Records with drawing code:
- - - -
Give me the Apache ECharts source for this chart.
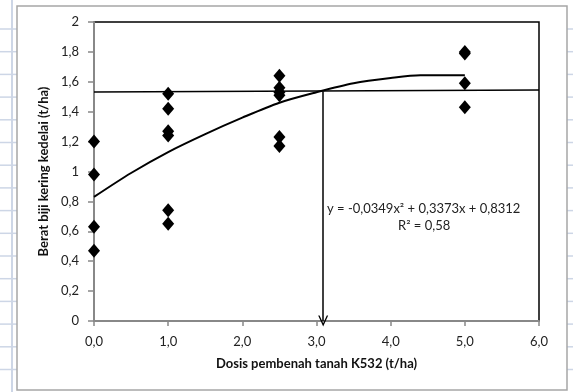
<!DOCTYPE html>
<html>
<head>
<meta charset="utf-8">
<script src="https://cdn.jsdelivr.net/npm/echarts@6/dist/echarts.min.js"></script>
<style>
  html, body { margin: 0; padding: 0; background: #fff; }
  #chart { width: 573px; height: 392px; }
</style>
</head>
<body>
<div id="chart"></div>
<script>
// observed points (dose, yield)
const dose0 = [1.2, 0.98, 0.63, 0.47];
const dose1 = [1.52, 1.42, 1.27, 1.24, 0.74, 0.65];
const dose25 = [1.64, 1.56, 1.53, 1.51, 1.23, 1.17];
const dose5 = [1.8, 1.79, 1.59, 1.43];
const doses = [0, 1, 2.5, 5];
const yields = [dose0, dose1, dose25, dose5];

// trend curve
const curveX = [0, 0.5, 1, 1.5, 2, 2.5, 3, 3.5, 4, 4.4, 5];
const curveY = [0.83, 0.99, 1.13, 1.25, 1.36, 1.46, 1.53, 1.59, 1.625, 1.643, 1.643];

// horizontal reference level and vertical drop
const levelX = [0, 6];
const levelY = [1.532, 1.545];
const dropX = 3.09;
const dropY = [1.535, 0];

const xTicks = ["0,0", "1,0", "2,0", "3,0", "4,0", "5,0", "6,0"];
const eqText = "y = -0,0349x² + 0,3373x + 0,8312";
const r2Text = "R² = 0,58";

const font = "Lato, 'Open Sans', sans-serif";

let scatterData = [];
doses.forEach((d, i) => {
  yields[i].forEach((v) => scatterData.push([d, v]));
});

const chart = echarts.init(document.getElementById("chart"));

// spreadsheet rows behind the chart
const bg = [];
for (let y = 29; y < 392; y += 22.7) {
  bg.push({ type: "line", shape: { x1: 0, y1: y, x2: 17, y2: y }, style: { stroke: "#cdd6e6", lineWidth: 1.5 }, z: -10 });
  bg.push({ type: "line", shape: { x1: 567, y1: y, x2: 573, y2: y }, style: { stroke: "#cdd6e6", lineWidth: 1.5 }, z: -10 });
}
bg.push({ type: "line", shape: { x1: 12, y1: 0, x2: 12, y2: 392 }, style: { stroke: "#cdd6e6", lineWidth: 2 }, z: -10 });
bg.push({ type: "rect", shape: { x: 17, y: 6, width: 550, height: 384 }, style: { fill: "#fff", stroke: "#a6a6a6", lineWidth: 1.5 }, z: -5 });

chart.setOption({
  animation: false,
  grid: { left: 94, right: 34, top: 22, bottom: 71, show: true, borderColor: "#000", borderWidth: 1.5, backgroundColor: "transparent" },
  graphic: bg.concat([
    { type: "text", left: 327, top: 202, style: { text: eqText, font: "13px " + font, fill: "#222" }, z: 10 },
    { type: "text", left: 398, top: 219, style: { text: r2Text, font: "13px " + font, fill: "#222" }, z: 10 },
  ]),
  xAxis: {
    type: "value",
    min: 0,
    max: 6,
    interval: 1,
    name: "Dosis pembenah tanah K532 (t/ha)",
    nameLocation: "middle",
    nameGap: 36,
    nameTextStyle: { fontFamily: font, fontWeight: "bold", fontSize: 13, color: "#111" },
    axisLine: { show: true, lineStyle: { color: "#888", width: 2 } },
    axisTick: { show: true, length: 5, lineStyle: { color: "#888", width: 1.5 } },
    axisLabel: { formatter: (v) => xTicks[Math.round(v)], fontFamily: font, fontSize: 13, color: "#222", margin: 14 },
    splitLine: { show: false },
  },
  yAxis: {
    type: "value",
    min: 0,
    max: 2,
    interval: 0.2,
    name: "Berat biji kering kedelai (t/ha)",
    nameLocation: "middle",
    nameGap: 37,
    nameTextStyle: { fontFamily: font, fontWeight: "bold", fontSize: 13, color: "#111" },
    axisLine: { show: true, lineStyle: { color: "#888", width: 2 } },
    axisTick: { show: true, length: 6, lineStyle: { color: "#888", width: 1.5 } },
    axisLabel: {
      formatter: (v) => String(Math.round(v * 10) / 10).replace(".", ","),
      fontFamily: font,
      fontSize: 13,
      color: "#222",
      margin: 15,
    },
    splitLine: { show: false },
  },
  series: [
    {
      name: "level",
      type: "line",
      data: levelX.map((x, i) => [x, levelY[i]]),
      showSymbol: false,
      symbol: "none",
      lineStyle: { color: "#000", width: 1.5 },
      z: 2,
      markLine: {
        silent: true,
        symbol: ["none", "path://M5,0 L10,9 L8.6,9 L5,2.6 L1.4,9 L0,9 Z"],
        symbolSize: [10, 11],
        label: { show: false },
        lineStyle: { color: "#000", width: 1.5, type: "solid" },
        data: [[{ coord: [dropX, dropY[0]] }, { coord: [dropX, dropY[1]] }]],
      },
    },
    {
      name: "trend",
      type: "line",
      data: curveX.map((x, i) => [x, curveY[i]]),
      smooth: 0.3,
      symbol: "none",
      lineStyle: { color: "#000", width: 2 },
      z: 3,
    },
    {
      name: "data",
      type: "scatter",
      data: scatterData,
      symbol: "diamond",
      symbolSize: [12, 14],
      itemStyle: { color: "#000", opacity: 1 },
      z: 5,
    },
  ],
});
</script>
</body>
</html>
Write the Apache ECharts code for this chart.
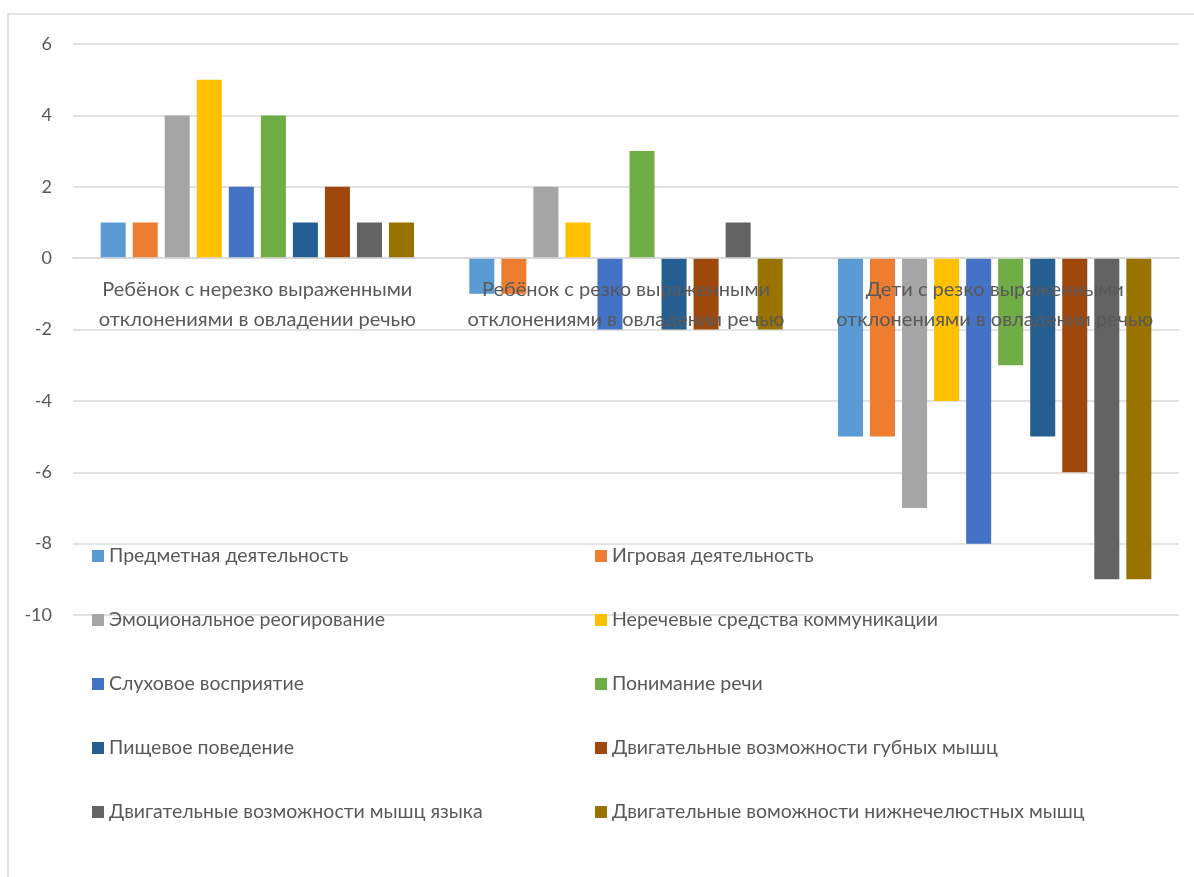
<!DOCTYPE html>
<html>
<head>
<meta charset="utf-8">
<script src="https://cdn.jsdelivr.net/npm/echarts@6/dist/echarts.min.js"></script>
<style>
  html, body { margin: 0; padding: 0; background: #fff; }
  #chart { width: 1194px; height: 877px; }
</style>
</head>
<body>
<div id="chart"></div>
<script>
const categories = [
  'Ребёнок с нерезко выраженными\nотклонениями в овладении речью',
  'Ребёнок с резко выраженными\nотклонениями в овладении речью',
  'Дети с резко выраженными\nотклонениями в овладении речью'
]

const seriesNames = [
  'Предметная деятельность',
  'Игровая деятельность',
  'Эмоциональное реогирование',
  'Неречевые средства коммуникации',
  'Слуховое восприятие',
  'Понимание речи',
  'Пищевое поведение',
  'Двигательные возможности губных мышц',
  'Двигательные возможности мышц языка',
  'Двигательные воможности нижнечелюстных мышц'
]

const predmetnaya = [1, -1, -5]
const igrovaya = [1, -1, -5]
const emocionalnoe = [4, 2, -7]
const nerechevye = [5, 1, -4]
const sluhovoe = [2, -2, -8]
const ponimanie = [4, 3, -3]
const pishchevoe = [1, -2, -5]
const gubnye = [2, -2, -6]
const yazyk = [1, 1, -9]
const nizhnechelyust = [1, -2, -9]

const seriesValues = [predmetnaya, igrovaya, emocionalnoe, nerechevye, sluhovoe,
  ponimanie, pishchevoe, gubnye, yazyk, nizhnechelyust]

const colors = ['#5B9BD5', '#ED7D31', '#A5A5A5', '#FFC000', '#4472C4',
  '#70AD47', '#255E91', '#9E480E', '#636363', '#997300']

const font = 'Lato'
const textColor = '#595959'

const chart = echarts.init(document.getElementById('chart'), null, { renderer: 'canvas' })

const legendCommon = {
  orient: 'vertical',
  top: 541,
  itemWidth: 12,
  itemHeight: 12,
  itemGap: 44,
  icon: 'rect',
  textStyle: { fontFamily: font, fontSize: 19.5, color: textColor, lineHeight: 20 }
}

chart.setOption({
  animation: false,
  color: colors,
  graphic: [{
    type: 'rect',
    shape: { x: 8, y: 14, width: 1300, height: 1000 },
    style: { fill: 'none', stroke: '#d9d9d9', lineWidth: 1.5 },
    silent: true
  }],
  grid: { left: 73, right: 15, top: 44, bottom: 262 },
  legend: [
    { ...legendCommon, left: 87, data: seriesNames.filter((_, i) => i % 2 === 0) },
    { ...legendCommon, left: 590, data: seriesNames.filter((_, i) => i % 2 === 1) }
  ],
  xAxis: {
    type: 'category',
    data: categories,
    z: 3,
    axisLine: { onZero: true, lineStyle: { color: '#d9d9d9', width: 1.5 } },
    axisTick: { show: false },
    axisLabel: {
      // labels sit just under the zero line, as in the original
      margin: -340,
      fontFamily: font,
      fontSize: 20,
      lineHeight: 30,
      color: textColor,
      interval: 0
    }
  },
  yAxis: {
    type: 'value',
    min: -10,
    max: 6,
    interval: 2,
    axisLine: { show: false },
    axisTick: { show: false },
    axisLabel: { margin: 21, fontFamily: font, fontSize: 18, color: textColor },
    splitLine: { lineStyle: { color: '#d9d9d9', width: 1.5 } }
  },
  series: seriesNames.map((name, i) => ({
    name,
    type: 'bar',
    data: seriesValues[i],
    barGap: '28%',
    barCategoryGap: '15%'
  }))
})
</script>
</body>
</html>
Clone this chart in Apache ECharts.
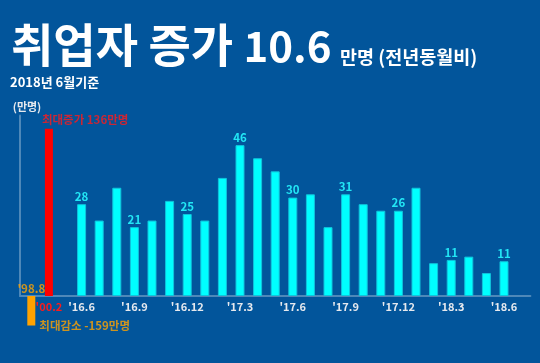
<!DOCTYPE html>
<html><head><meta charset="utf-8">
<script src="https://cdn.jsdelivr.net/npm/echarts@6/dist/echarts.min.js"></script>
<style>html,body{margin:0;padding:0;background:#02559b}#c{width:540px;height:363px}</style>
</head><body><div id="c"></div>
<script>
// ---- data ----
const extremeCats = ["'98.8", "'00.2"];
const extremeDrawn = [-9, 51];            // drawn (truncated) heights
const extremeNotes = ['최대감소 -159만명', '최대증가 136만명'];
const monthCats = ["'16.6","'16.7","'16.8","'16.9","'16.10","'16.11","'16.12",
  "'17.1","'17.2","'17.3","'17.4","'17.5","'17.6","'17.7","'17.8","'17.9","'17.10","'17.11","'17.12",
  "'18.1","'18.2","'18.3","'18.4","'18.5","'18.6"];
const monthValues = [28,23,33,21,23,29,25,23,36,46,42,38,30,31,21,31,28,26,26,33,10,11,12,7,10.6];
const tickLabels = ["'16.6","'16.9","'16.12","'17.3","'17.6","'17.9","'17.12","'18.3","'18.6"];
const yName = '(만명)';

// ---- build ----
const FONT = 'Noto Sans CJK KR';
const allCats = [...extremeCats, ' ', ...monthCats, '  '];
const monthData = allCats.map(c => { const i = monthCats.indexOf(c); return i >= 0 ? monthValues[i] : null; });
const extremeColors = ['#ffa200', '#ff0000'];
const extremeData = allCats.map(c => { const i = extremeCats.indexOf(c); return i >= 0 ? {value: extremeDrawn[i], itemStyle:{color: extremeColors[i]}} : null; });

const slot = 17.6, nSlots = allCats.length;
const gridCommon = {top: 115.6, height: 180.4, width: slot * nSlots, containLabel: false, outerBoundsMode: 'none'};

const chart = echarts.init(document.getElementById('c'), null, {renderer: 'canvas'});
chart.setOption({
  backgroundColor: '#02559b',
  animation: false,
  title: [
    {text: '{h|취업자 증가 }{n|10.6}', left: 11, top: 22, padding: 0,
     textStyle: {color: '#fff', fontWeight: 'bold', fontFamily: FONT,
       rich: {
         h: {fontSize: 46, lineHeight: 46, verticalAlign: 'bottom', color: '#fff', fontWeight: 'bold', fontFamily: FONT},
         n: {fontSize: 42, lineHeight: 46, verticalAlign: 'bottom', color: '#fff', fontWeight: 'bold', fontFamily: FONT, padding: [0,0,1,0]}
       }}},
    {text: '만명 (전년동월비)', left: 340, top: 48, padding: 0,
     textStyle: {color: '#fff', fontSize: 18.5, fontWeight: 'bold', fontFamily: FONT}},
    {text: '2018년 6월기준', left: 10, top: 76, padding: 0,
     textStyle: {color: '#fff', fontSize: 13, fontWeight: 'bold', fontFamily: FONT}}
  ],
  grid: [Object.assign({left: 20}, gridCommon), Object.assign({left: 22.5}, gridCommon)],
  xAxis: [
    {type: 'category', gridIndex: 0, data: allCats,
     axisLine: {show: true, lineStyle: {color: '#4e88b9', width: 2}},
     axisTick: {show: false},
     axisLabel: {interval: (i, v) => tickLabels.includes(v), margin: 5, color: '#e6e9ee',
                 fontSize: 11, fontWeight: 'bold', fontFamily: FONT}},
    {type: 'category', gridIndex: 1, data: allCats,
     axisLine: {show: false}, axisTick: {show: false},
     axisLabel: {interval: (i, v) => v === extremeCats[1], margin: 5, color: '#ff1a1a',
                 fontSize: 11, fontWeight: 'bold', fontFamily: FONT}}
  ],
  yAxis: [
    {type: 'value', gridIndex: 0, min: 0, max: 55, name: yName, nameLocation: 'end', nameGap: 3,
     nameTextStyle: {color: '#e6e9ee', fontSize: 11, fontWeight: 'bold', fontFamily: FONT, padding: [0,0,0,14]},
     axisLine: {show: true, lineStyle: {color: '#4e88b9', width: 2}},
     axisTick: {show: false}, axisLabel: {show: false}, splitLine: {show: false}},
    {type: 'value', gridIndex: 1, min: 0, max: 55, show: false, splitLine: {show: false}}
  ],
  series: [
    {type: 'bar', xAxisIndex: 0, yAxisIndex: 0, data: monthData, barWidth: 9,
     itemStyle: {color: '#00ffff', borderColor: '#10c4dc', borderWidth: 1},
     label: {show: true, position: 'top', distance: 2, color: '#22e6f5', fontSize: 11.5,
             fontWeight: 'bold', fontFamily: FONT,
             formatter: p => tickLabels.includes(p.name) ? String(Math.round(p.value)) : ''}},
    {type: 'bar', xAxisIndex: 1, yAxisIndex: 1, data: extremeData, barWidth: 8, clip: false},
    {type: 'scatter', xAxisIndex: 1, yAxisIndex: 1, symbolSize: 0, clip: false, silent: true,
     data: [
       {value: [extremeCats[0], 0], label: {show: true, position: 'top', distance: 2,
         formatter: extremeCats[0], color: '#ffa200'}},
       {value: [extremeCats[0], extremeDrawn[0]], label: {show: true, position: 'right', distance: 8,
         formatter: extremeNotes[0], color: '#ffa200'}},
       {value: [extremeCats[1], extremeDrawn[1]], label: {show: true, position: 'top', distance: 3,
         align: 'left', offset: [-7, 0], formatter: extremeNotes[1], color: '#ff1a1a'}}
     ],
     label: {fontSize: 11.5, fontWeight: 'bold', fontFamily: FONT}}
  ]
});
</script></body></html>
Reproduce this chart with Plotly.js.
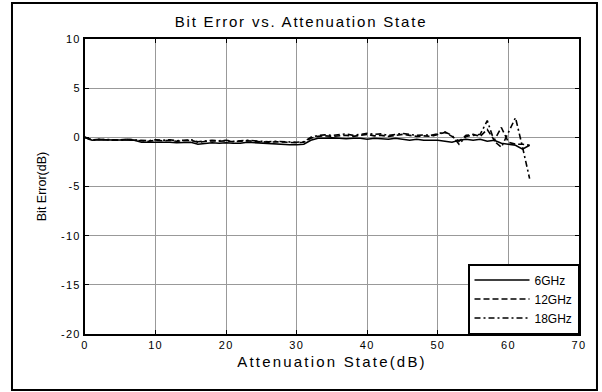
<!DOCTYPE html>
<html>
<head>
<meta charset="utf-8">
<script src="https://cdn.plot.ly/plotly-3.0.1.min.js"></script>
<style>
html,body{margin:0;padding:0;background:#fff;}
#chart{width:602px;height:392px;}
#chart .gtitle{letter-spacing:1.8px;}
#chart .xtitle{letter-spacing:2.2px;}
#chart .xtick text, #chart .ytick text{letter-spacing:1.3px;}
</style>
</head>
<body>
<div id="chart"></div>
<script>
var attenState = [0,1,2,3,4,5,6,7,8,9,10,11,12,13,14,15,16,17,18,19,20,21,22,23,24,25,26,27,28,29,30,31,32,33,34,35,36,37,38,39,40,41,42,43,44,45,46,47,48,49,50,51,52,53,54,55,56,57,58,59,60,61,62,63];

var err6GHz = [0,-0.3,-0.25,-0.25,-0.3,-0.3,-0.25,-0.3,-0.5,-0.5,-0.45,-0.5,-0.5,-0.55,-0.5,-0.5,-0.7,-0.6,-0.55,-0.6,-0.55,-0.6,-0.6,-0.5,-0.55,-0.6,-0.6,-0.65,-0.7,-0.75,-0.75,-0.7,-0.3,-0.1,-0.1,-0.05,-0.1,-0.15,-0.1,-0.1,-0.2,-0.1,-0.15,-0.2,-0.1,-0.2,-0.3,-0.2,-0.3,-0.3,-0.3,-0.4,-0.5,-0.3,-0.2,-0.3,-0.2,-0.4,-0.3,-0.6,-0.7,-0.8,-1.2,-0.8];

var err12GHz = [0,-0.25,-0.2,-0.25,-0.3,-0.25,-0.2,-0.3,-0.35,-0.4,-0.3,-0.35,-0.3,-0.4,-0.35,-0.3,-0.5,-0.45,-0.35,-0.4,-0.35,-0.45,-0.4,-0.35,-0.4,-0.45,-0.5,-0.45,-0.5,-0.55,-0.55,-0.5,-0.1,0.1,0.15,0.1,0.15,0.2,0.1,0.2,0.3,0.15,0.2,0.1,0.2,0.3,0.2,0.1,0.15,0.1,0.3,0.5,0.1,-0.4,0.2,0.3,0.1,0.8,-0.3,1.0,-0.5,-0.7,-0.7,-0.8];

var err18GHz = [0,-0.3,-0.2,-0.2,-0.25,-0.3,-0.2,-0.25,-0.3,-0.35,-0.25,-0.3,-0.25,-0.35,-0.3,-0.25,-0.45,-0.4,-0.3,-0.35,-0.3,-0.4,-0.35,-0.3,-0.35,-0.4,-0.45,-0.4,-0.45,-0.5,-0.5,-0.45,0,0.2,0.25,0.2,0.3,0.35,0.2,0.3,0.4,0.3,0.35,0.2,0.3,0.4,0.3,0.2,0.25,0.2,0.35,0.55,0.2,-0.7,0.1,0.2,0.3,1.7,-0.4,-1.0,0.5,2.0,-1.0,-4.2];

var seriesNames = ['6GHz','12GHz','18GHz'];
var dashStyles = ['solid','6px,3px','6px,3px,2px,3px'];
var seriesData = [err6GHz, err12GHz, err18GHz];

var traces = seriesData.map(function(d,i){
  return {
    x: attenState, y: d, name: seriesNames[i], type: 'scatter', mode: 'lines',
    line: {color: '#000', width: 1.6, dash: dashStyles[i]}
  };
});

var layout = {
  width: 602, height: 392,
  margin: {l: 85, r: 23, t: 39, b: 58},
  paper_bgcolor: '#fff', plot_bgcolor: '#fff',
  font: {family: 'Liberation Sans, Arial, sans-serif', color: '#000', size: 11},
  title: {text: 'Bit Error vs. Attenuation State', font: {size: 15}, x: 0.5, xanchor: 'center', y: 0.945, yanchor: 'middle'},
  showlegend: true,
  legend: {x: 1, xanchor: 'right', y: 0, yanchor: 'bottom', bgcolor: '#fff', bordercolor: '#000', borderwidth: 1.5, font: {size: 12}, itemwidth: 55, tracegroupgap: 0},
  xaxis: {
    range: [0, 70], tickvals: [0,10,20,30,40,50,60,70], ticktext: ['0','10','20','30','40','50','60','70'],
    showgrid: true, gridcolor: '#999', gridwidth: 1, zeroline: false,
    showline: true, linecolor: '#000', linewidth: 2, mirror: 'ticks',
    ticks: 'inside', ticklen: 4, tickcolor: '#000',
    title: {text: 'Attenuation State(dB)', font: {size: 15}, standoff: 6}
  },
  yaxis: {
    range: [-20, 10], tickvals: [-20,-15,-10,-5,0,5,10], ticktext: ['-20','-15','-10','-5','0','5','10'],
    showgrid: true, gridcolor: '#999', gridwidth: 1, zeroline: false,
    showline: true, linecolor: '#000', linewidth: 2, mirror: 'ticks',
    ticks: 'inside', ticklen: 4, tickcolor: '#000',
    title: {text: 'Bit Error(dB)', font: {size: 12.5}, standoff: 16}
  },
  shapes: [{
    type: 'rect', xref: 'paper', yref: 'paper',
    x0: -0.1478, x1: 1.0364, y0: -0.19, y1: 1.122,
    line: {color: '#000', width: 2}, fillcolor: 'rgba(0,0,0,0)'
  }]
};

Plotly.newPlot('chart', traces, layout, {displayModeBar: false, staticPlot: true});
</script>
</body>
</html>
- - - -
Give the number of lines above that hold the word "this", and nothing more.

4